• The request:
Return the listing below exactly, with the pictures dropped.

• Source material:
========================================

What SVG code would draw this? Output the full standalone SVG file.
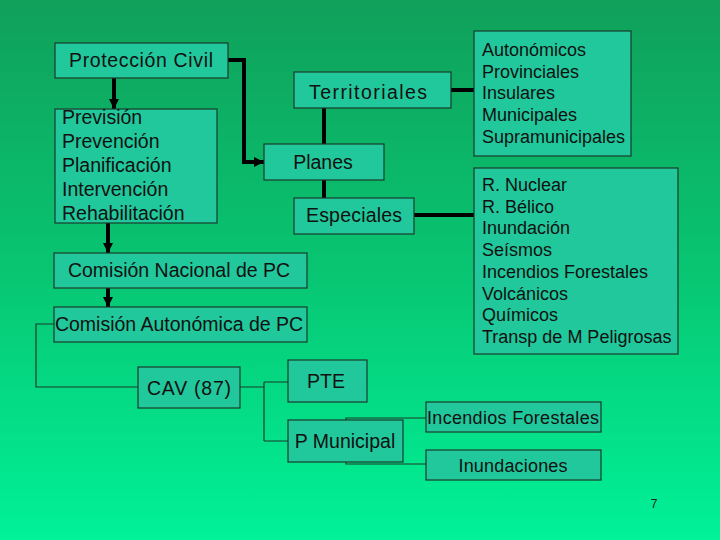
<svg xmlns="http://www.w3.org/2000/svg" width="720" height="540" viewBox="0 0 720 540">
<defs>
<linearGradient id="bg" x1="0" y1="0" x2="0" y2="1">
<stop offset="0" stop-color="#10a05a"/>
<stop offset="0.5" stop-color="#08c572"/>
<stop offset="1" stop-color="#00f298"/>
</linearGradient>
<marker id="ah" viewBox="0 0 10 10" refX="10" refY="5" markerWidth="2.5" markerHeight="2.5" orient="auto" markerUnits="strokeWidth">
<path d="M0,0 L10,5 L0,10 z" fill="#000"/>
</marker>
<style>
.box{fill:#20c89c;stroke:#1b3b2b;stroke-width:1.2}
.t{font-family:"Liberation Sans","Noto Sans",sans-serif;font-size:19.5px;fill:#111}
.s{font-family:"Liberation Sans","Noto Sans",sans-serif;font-size:18px;fill:#111}
.c{text-anchor:middle}
.thick{fill:none;stroke:#000;stroke-width:4}
.thin{fill:none;stroke:#1b3b2b;stroke-width:1.2}
</style>
</defs>
<rect width="720" height="540" fill="url(#bg)"/>
<g id="connectors">
<path class="thick" d="M114,78 V109" marker-end="url(#ah)"/>
<path class="thick" d="M228,60 H244 V162 H264" marker-end="url(#ah)"/>
<path class="thick" d="M324,108 V144 M324,180 V198"/>
<path class="thick" d="M451,90 H474"/>
<path class="thick" d="M414,215 H474"/>
<path class="thick" d="M108,223 V253" marker-end="url(#ah)"/>
<path class="thick" d="M108,288 V307" marker-end="url(#ah)"/>
<path class="thin" d="M54,324 H36 V387 H138"/>
<path class="thin" d="M240,387 H264 M264,382 V441 M264,382 H288 M264,441 H288"/>
<path class="thin" d="M346,420 V418 H426"/>
<path class="thin" d="M346,462 V464 H426"/>
</g>
<g id="proteccion"><rect class="box" x="55" y="43" width="173" height="35"/><text class="t c" x="141" y="67" textLength="144">Protección Civil</text></g>
<g id="prevision"><rect class="box" x="55" y="109" width="162" height="114"/>
<text class="t" x="62" y="124">Previsión</text><text class="t" x="62" y="148">Prevención</text><text class="t" x="62" y="172">Planificación</text><text class="t" x="62" y="196">Intervención</text><text class="t" x="62" y="220">Rehabilitación</text></g>
<g id="territoriales"><rect class="box" x="294" y="72" width="157" height="36"/><text class="t c" x="368" y="99" textLength="118">Territoriales</text></g>
<g id="planes"><rect class="box" x="264" y="144" width="120" height="36"/><text class="t c" x="323" y="169">Planes</text></g>
<g id="especiales"><rect class="box" x="294" y="198" width="120" height="36"/><text class="t c" x="354" y="222" textLength="96">Especiales</text></g>
<g id="autonomicos"><rect class="box" x="474" y="31" width="157" height="125"/>
<text class="s" x="482" y="56">Autonómicos</text><text class="s" x="482" y="77.7">Provinciales</text><text class="s" x="482" y="99.4">Insulares</text><text class="s" x="482" y="121">Municipales</text><text class="s" x="482" y="143">Supramunicipales</text></g>
<g id="riesgos"><rect class="box" x="474" y="168" width="204" height="186"/>
<text class="s" x="482" y="191">R. Nuclear</text><text class="s" x="482" y="212.7">R. Bélico</text><text class="s" x="482" y="234.4">Inundación</text><text class="s" x="482" y="256">Seísmos</text><text class="s" x="482" y="277.8">Incendios Forestales</text><text class="s" x="482" y="299.5">Volcánicos</text><text class="s" x="482" y="321">Químicos</text><text class="s" x="482" y="343">Transp de M Peligrosas</text></g>
<g id="cnpc"><rect class="box" x="54" y="253" width="253" height="35"/><text class="t c" x="179" y="277">Comisión Nacional de PC</text></g>
<g id="capc"><rect class="box" x="54" y="307" width="253" height="35"/><text class="t c" x="179" y="331">Comisión Autonómica de PC</text></g>
<g id="cav"><rect class="box" x="138" y="367" width="102" height="41"/><text class="t c" x="189" y="395" textLength="84">CAV (87)</text></g>
<g id="pte"><rect class="box" x="288" y="360" width="79" height="42"/><text class="t c" x="326" y="388">PTE</text></g>
<g id="pmunicipal"><rect class="box" x="288" y="420" width="115" height="42"/><text class="t c" x="345" y="448">P Municipal</text></g>
<g id="incendios"><rect class="box" x="426" y="402" width="175" height="30"/><text class="s c" x="513" y="424" textLength="172">Incendios Forestales</text></g>
<g id="inundaciones"><rect class="box" x="426" y="450" width="175" height="30"/><text class="s c" x="513" y="472" textLength="109">Inundaciones</text></g>
<text x="654" y="508" font-family="Liberation Sans, sans-serif" font-size="12" fill="#222" text-anchor="middle">7</text>
</svg>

========================================

• Result:
What SVG code would draw this? Output the full standalone SVG file.
<svg xmlns="http://www.w3.org/2000/svg" width="720" height="540" viewBox="0 0 720 540">
<defs>
<linearGradient id="bg" x1="0" y1="0" x2="0" y2="1">
<stop offset="0" stop-color="#10a05a"/>
<stop offset="0.5" stop-color="#08c572"/>
<stop offset="1" stop-color="#00f298"/>
</linearGradient>
<marker id="ah" viewBox="0 0 10 10" refX="10" refY="5" markerWidth="2.5" markerHeight="2.5" orient="auto" markerUnits="strokeWidth">
<path d="M0,0 L10,5 L0,10 z" fill="#000"/>
</marker>
<style>
.box{fill:#20c89c;stroke:#1b3b2b;stroke-width:1.2}
.t{font-family:"Liberation Sans","Noto Sans",sans-serif;font-size:19.5px;fill:#111}
.s{font-family:"Liberation Sans","Noto Sans",sans-serif;font-size:18px;fill:#111}
.c{text-anchor:middle}
.thick{fill:none;stroke:#000;stroke-width:4}
.thin{fill:none;stroke:#1b3b2b;stroke-width:1.2}
</style>
</defs>
<rect width="720" height="540" fill="url(#bg)"/>
<g id="connectors">
<path class="thick" d="M114,78 V109" marker-end="url(#ah)"/>
<path class="thick" d="M228,60 H244 V162 H264" marker-end="url(#ah)"/>
<path class="thick" d="M324,108 V144 M324,180 V198"/>
<path class="thick" d="M451,90 H474"/>
<path class="thick" d="M414,215 H474"/>
<path class="thick" d="M108,223 V253" marker-end="url(#ah)"/>
<path class="thick" d="M108,288 V307" marker-end="url(#ah)"/>
<path class="thin" d="M54,324 H36 V387 H138"/>
<path class="thin" d="M240,387 H264 M264,382 V441 M264,382 H288 M264,441 H288"/>
<path class="thin" d="M346,420 V418 H426"/>
<path class="thin" d="M346,462 V464 H426"/>
</g>
<g id="proteccion"><rect class="box" x="55" y="43" width="173" height="35"/><text class="t c" x="141" y="67" textLength="144">Protección Civil</text></g>
<g id="prevision"><rect class="box" x="55" y="109" width="162" height="114"/>
<text class="t" x="62" y="124">Previsión</text><text class="t" x="62" y="148">Prevención</text><text class="t" x="62" y="172">Planificación</text><text class="t" x="62" y="196">Intervención</text><text class="t" x="62" y="220">Rehabilitación</text></g>
<g id="territoriales"><rect class="box" x="294" y="72" width="157" height="36"/><text class="t c" x="368" y="99" textLength="118">Territoriales</text></g>
<g id="planes"><rect class="box" x="264" y="144" width="120" height="36"/><text class="t c" x="323" y="169">Planes</text></g>
<g id="especiales"><rect class="box" x="294" y="198" width="120" height="36"/><text class="t c" x="354" y="222" textLength="96">Especiales</text></g>
<g id="autonomicos"><rect class="box" x="474" y="31" width="157" height="125"/>
<text class="s" x="482" y="56">Autonómicos</text><text class="s" x="482" y="77.7">Provinciales</text><text class="s" x="482" y="99.4">Insulares</text><text class="s" x="482" y="121">Municipales</text><text class="s" x="482" y="143">Supramunicipales</text></g>
<g id="riesgos"><rect class="box" x="474" y="168" width="204" height="186"/>
<text class="s" x="482" y="191">R. Nuclear</text><text class="s" x="482" y="212.7">R. Bélico</text><text class="s" x="482" y="234.4">Inundación</text><text class="s" x="482" y="256">Seísmos</text><text class="s" x="482" y="277.8">Incendios Forestales</text><text class="s" x="482" y="299.5">Volcánicos</text><text class="s" x="482" y="321">Químicos</text><text class="s" x="482" y="343">Transp de M Peligrosas</text></g>
<g id="cnpc"><rect class="box" x="54" y="253" width="253" height="35"/><text class="t c" x="179" y="277">Comisión Nacional de PC</text></g>
<g id="capc"><rect class="box" x="54" y="307" width="253" height="35"/><text class="t c" x="179" y="331">Comisión Autonómica de PC</text></g>
<g id="cav"><rect class="box" x="138" y="367" width="102" height="41"/><text class="t c" x="189" y="395" textLength="84">CAV (87)</text></g>
<g id="pte"><rect class="box" x="288" y="360" width="79" height="42"/><text class="t c" x="326" y="388">PTE</text></g>
<g id="pmunicipal"><rect class="box" x="288" y="420" width="115" height="42"/><text class="t c" x="345" y="448">P Municipal</text></g>
<g id="incendios"><rect class="box" x="426" y="402" width="175" height="30"/><text class="s c" x="513" y="424" textLength="172">Incendios Forestales</text></g>
<g id="inundaciones"><rect class="box" x="426" y="450" width="175" height="30"/><text class="s c" x="513" y="472" textLength="109">Inundaciones</text></g>
<text x="654" y="508" font-family="Liberation Sans, sans-serif" font-size="12" fill="#222" text-anchor="middle">7</text>
</svg>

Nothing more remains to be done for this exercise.